Toyota presented an unusual study car as part of Fuorisalone, away from the main trade show in the vibrant Tortona design district. The Setsuna concept is made of wood, and at first glance it could easily be mistaken for a toy car. Yet this is a fully functioning roadster replete with an engine conceptualized to explore our relationship with our cars, our memories, history and the physical ageing process.
With the exception of some vintage station wagons, once you get beyond homemade go-carts and the Pinewood Derby, wood ceases to be a popular material for automobile construction. Toyota, however, seems to be questioning that situation with its Setsuna EV concept, a boatlike machine that’s made largely of dead trees.

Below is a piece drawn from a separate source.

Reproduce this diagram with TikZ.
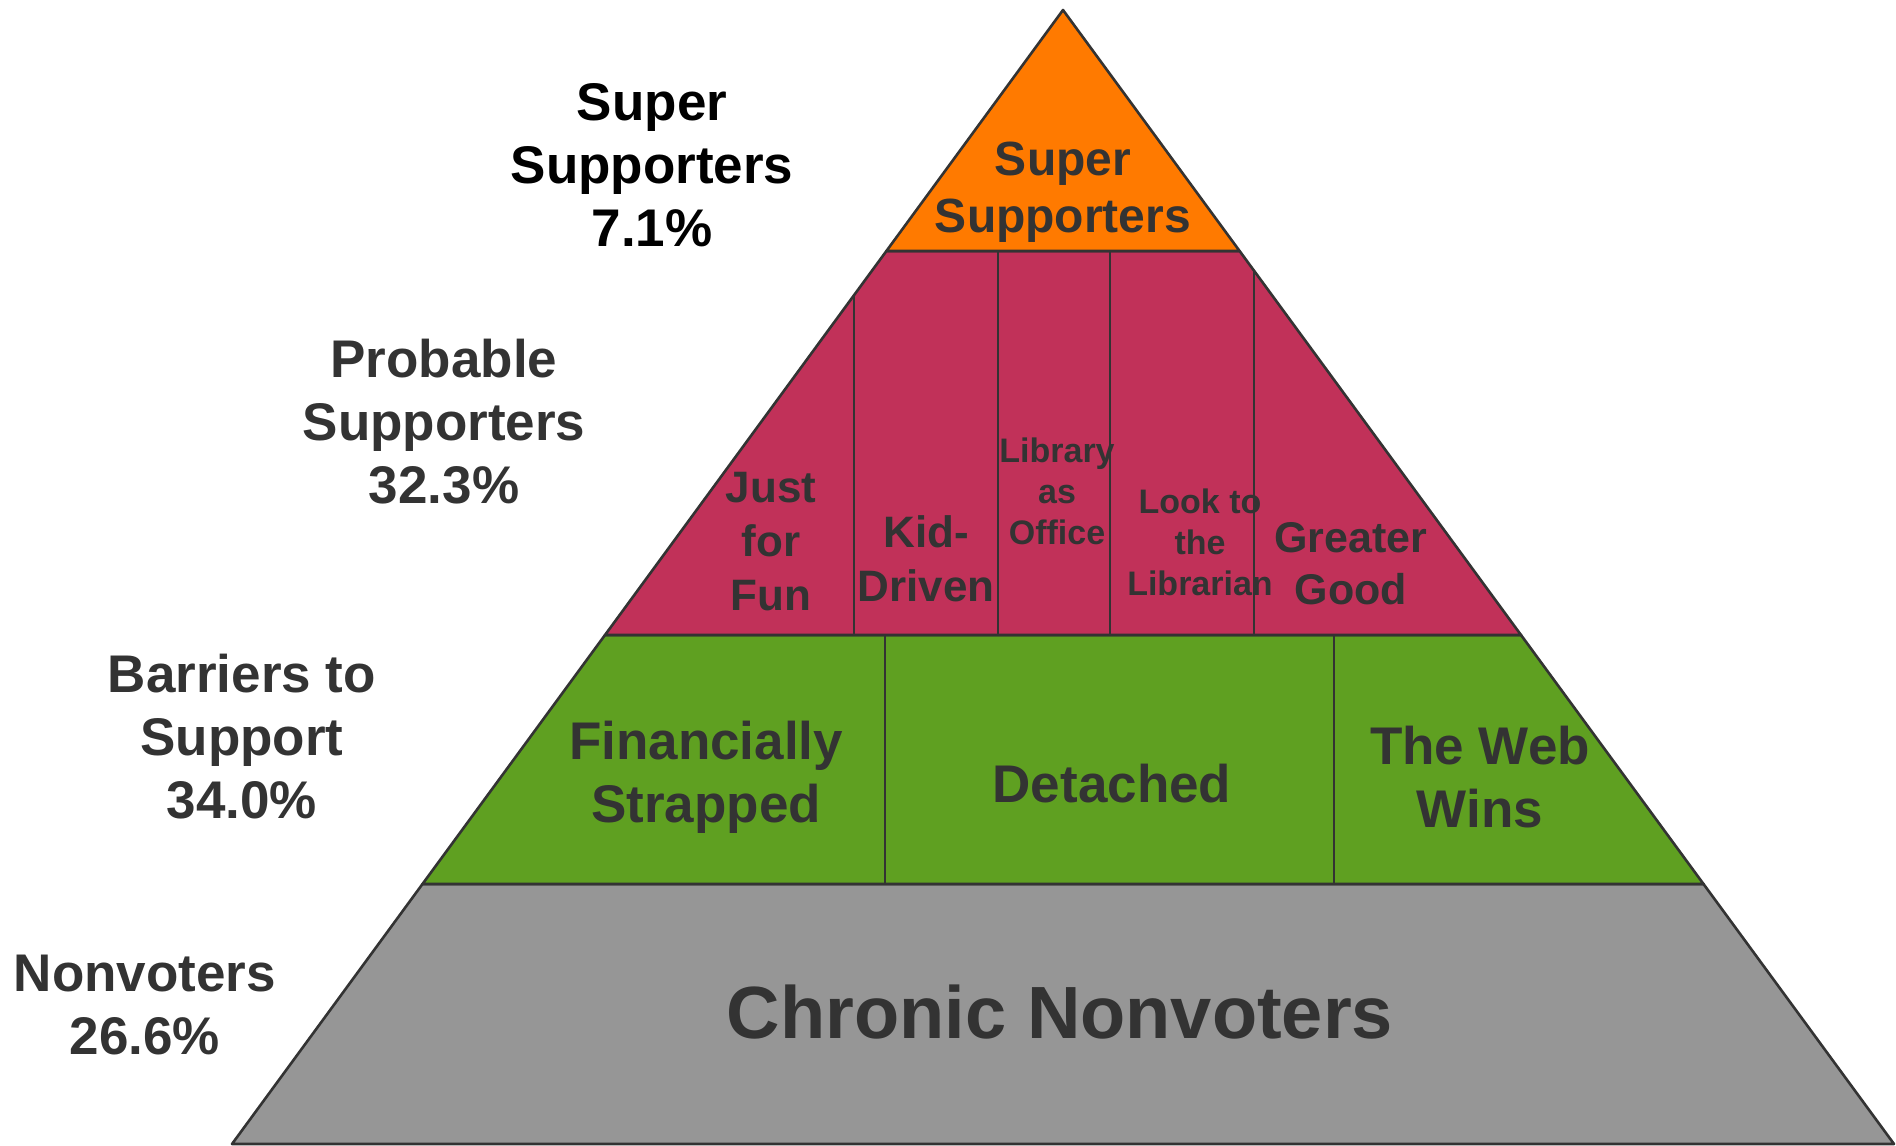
\documentclass[tikz,border=0pt]{standalone}
\usepackage{fontspec}
\setmainfont{Liberation Sans}
\usetikzlibrary{positioning}
\definecolor{cima}{HTML}{FF7A00}
\definecolor{vino}{HTML}{C13159}
\definecolor{pasto}{HTML}{5FA021}
\definecolor{gris}{HTML}{969696}
\definecolor{tinta}{HTML}{333333}
\tikzset{tier/.style={draw=tinta,line width=2.6pt,line join=round,fill=#1},
         div/.style={draw=tinta,line width=2pt},
         lbl/.style={font=\bfseries\fontsize{53}{63}\selectfont,text=tinta,align=center},
         seg/.style 2 args={font=\bfseries\fontsize{#1}{#2}\selectfont,text=tinta,align=center}}

\begin{document}
\begin{tikzpicture}[x=1pt,y=-1pt]
  \useasboundingbox (0,0) rectangle (1896,1146);
  % tiers, top to bottom
  \coordinate (apex) at (1063,10);
  \draw[tier=gris]  (422.5,884) -- (1703.5,884) -- (1894,1144) -- (232,1144) -- cycle;
  \draw[tier=pasto] (605,635) -- (1521,635) -- (1703.5,884) -- (422.5,884) -- cycle;
  \draw[tier=vino]  (886.4,251) -- (1239.6,251) -- (1521,635) -- (605,635) -- cycle;
  \draw[tier=cima]  (apex) -- (1239.6,251) -- (886.4,251) -- cycle;
  % splits inside the tiers
  \draw[div] (854,295) -- (854,635) (1254,271) -- (1254,635);
  \foreach \x in {998,1110} \draw[div] (\x,251) -- (\x,635);
  \foreach \x in {885,1334} \draw[div] (\x,635) -- (\x,884);
  % side labels
  \node[lbl,text=black] (lsuper) at (652,165) {Super\\Supporters\\7.1\%};
  \node[lbl] (lprob) at (444,422) {Probable\\Supporters\\32.3\%};
  \node[lbl] (lbarr) at (242,737) {Barriers to\\Support\\34.0\%};
  \node[lbl] (lnon) at (145,1005) {Nonvoters\\26.6\%};
  % segments
  \node[seg={48}{57}] (super) at (1063,192) {Super\\Supporters};
  \node[seg={44}{54}] (fun) at (771,542) {Just\\for\\Fun};
  \node[seg={44}{54}] (kid) at (926,559) {Kid-\\Driven};
  \node[seg={34}{41}] (office) at (1057,491) {Library\\as\\Office};
  \node[seg={34}{41}] (librarian) at (1200,542) {Look to\\the\\Librarian};
  \node[seg={43}{52}] (good) at (1351,564) {Greater\\Good};
  \node[seg={53}{63}] (strapped) at (706,777) {Financially\\Strapped};
  \node[seg={53}{63}] (detached) at (1112,784) {Detached};
  \node[seg={53}{63}] (web) at (1480,777) {The Web\\Wins};
  \node[seg={74}{88}] (chronic) at (1060,1012) {Chronic Nonvoters};
\end{tikzpicture}
\end{document}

Wood is used for the exterior panels (cedar), the frame (birch), as well as the floor and seats. The two-seat electric roadster was created for Milan Design Week, which takes place next month. Explaining the choice of materials, Toyota characterizes wood as “durable yet prone to change over time.” The name means “moment” in Japanese, the idea being that people experience “precious, fleeting moments together with their cars.”
“With the Setsuna concept,” the company continues, “Toyota is expressing the notion that, as a family accrues time and experiences together with their car, lovingly caring for it and passing it on to the next generation, that car will acquire a new type of value that only the members of that family can appreciate.”
This stands in contrast to ordinary metal cars, which are to be traded in every three years to ensure corporate profitability.